5.  Sandweiss Signs My DVD

 

I’ll keep things brief, since I rambled about her in my introduction to the Fango Convention.  Getting her to sign my Book of the Dead DVD was a success – my timid attempt at holding a regular conversation proved less successful.  I think I mentioned my name twice and her awesomeness about twelve times.

 

Don't call her "Cheryl."

 

4.  Gordon and Lovecraft

 

Confession: I’ve written a Lovecraft screenplay.  I thought I did alright.  Funny how talking with Stuart Gordon reminded me how it’s really done.  After his screening of Dreams in the Witch-House (an episode that continues to grow on me), I chatted about how difficult it can be to interpret Lovecraft’s written work.  He disagreed politely, explaining how Dreams as a short story had plenty of visual cues.  For a brief moment, fandom and cultdom fell by the wayside, as I felt like I was just talking to someone else on an equal level.  It was rad.

 

Gordon's laughing on the outside, but inside . . . well, okay, probably laughing.

 

3.  Samara Orders the Honey Turkey

 

I was dining on a Build Your Own Burger™, when a girl at an adjacent table, flanked by a significant other, asks me “So, are you here for the convention?”  I turn around and see an adorable girl with blonde hair.  I take the opportunity to chat with her, and she mentions that she’s been to a few of these conventions.  I ask her if she’s a fan.  She isn’t.  She’s actually an actress.  Kelly Stables.  The girl who plays Samara.  A girl who, conveniently enough, looks absolutely nothing like Samara.  The rest of the conversation, I’m thinking, “Jim, were you really expecting a girl with a ripped nightgown and three-foot black hair?”

 

2.  Romero

 

Here’s a life lesson: when you meet your hero, you can’t play casual.  It doesn’t work.  So I opted instead to keep things quick.  Romero had a flight to catch, his signing was almost over, and I had gotten a ticket for two signatures purely by accident.  So I walk up to him, look at his coke-bottle glasses, and I tell him that I’m grateful for the autographs, and that he’s an inspiration for my writing.  So he asks me how that’s going, I tell him it’s going well, and he congratulates me and wishes me the best.  Just seeing the man go out of his way to talk with me, one of a thousand fans, I mean . . . wow.  No words can describe it, so I’ll take a cue from Will Ferrell’s James Lipton: it was scrumtrulescent.

 

This guy owns you.

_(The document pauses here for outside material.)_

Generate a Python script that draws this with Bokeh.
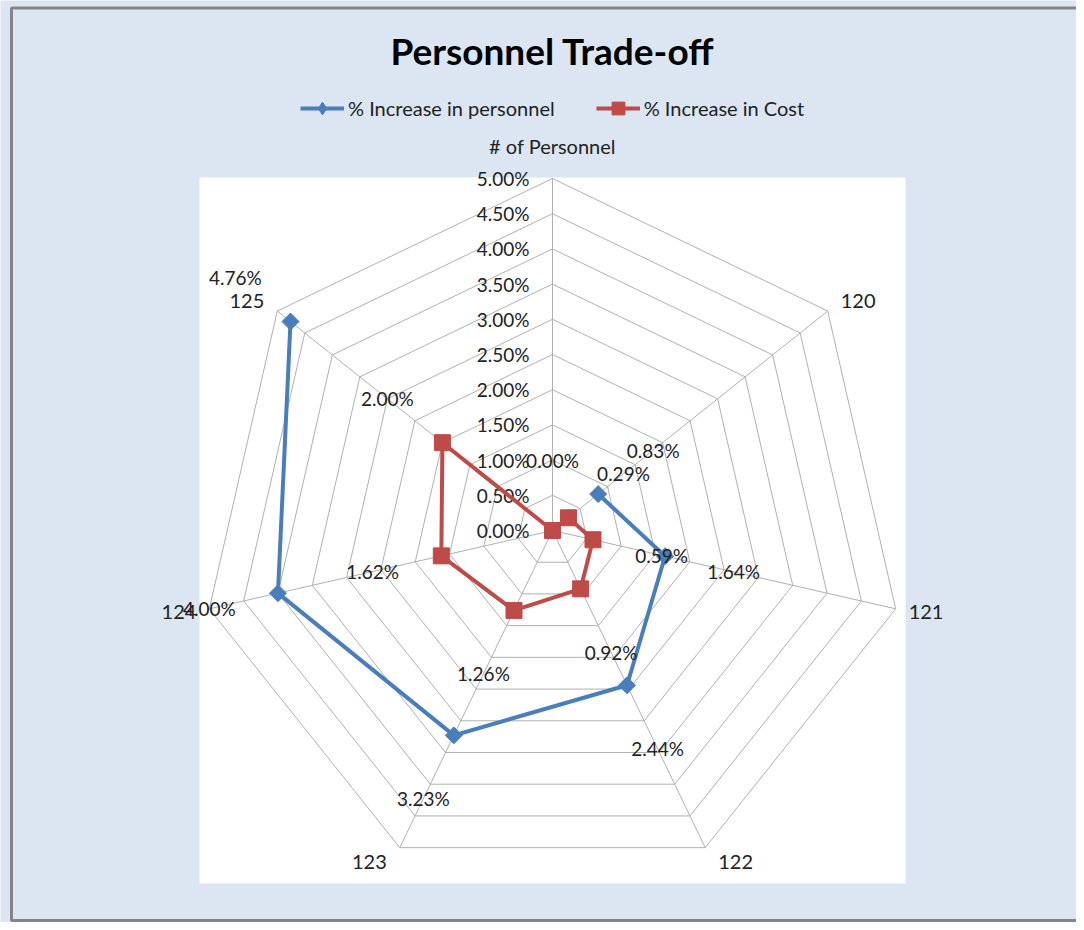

Accept it.

 

1.  Meeting Justin Paul Ritter

 

Who the hell is Justin Paul Ritter, and why is he number one?  Ritter is the man behind the indie serial killer flick, Katiebird: Certifiable Crazy Person.  Sounds like a rejected Troma Film, but the movie is a dissection of a woman whose mental health deteriorates over time, resulting in mania and fragmented reality.  That’s all well and good, but Justin Paul Ritter himself is the draw.  He’s an earnest, eager man who made the tiny-budget film in a desperate bid to follow his dreams before bankruptcy set in.  I haven’t seen the film, so I can’t determine whether or not he succeeded, but the man embodies the very best of what a genre filmmaker can do: go beyond the traditional with meager finances, high concept, and give it their all, caution be damned.  It’s the story behind The Last House on the Left, The Evil Dead, Bad Taste, The Blair Witch Project, and a hundred others.  Passion and invention drive this genre, as they do any genre, and Ritter’s drive is palpable, and real, and infectious.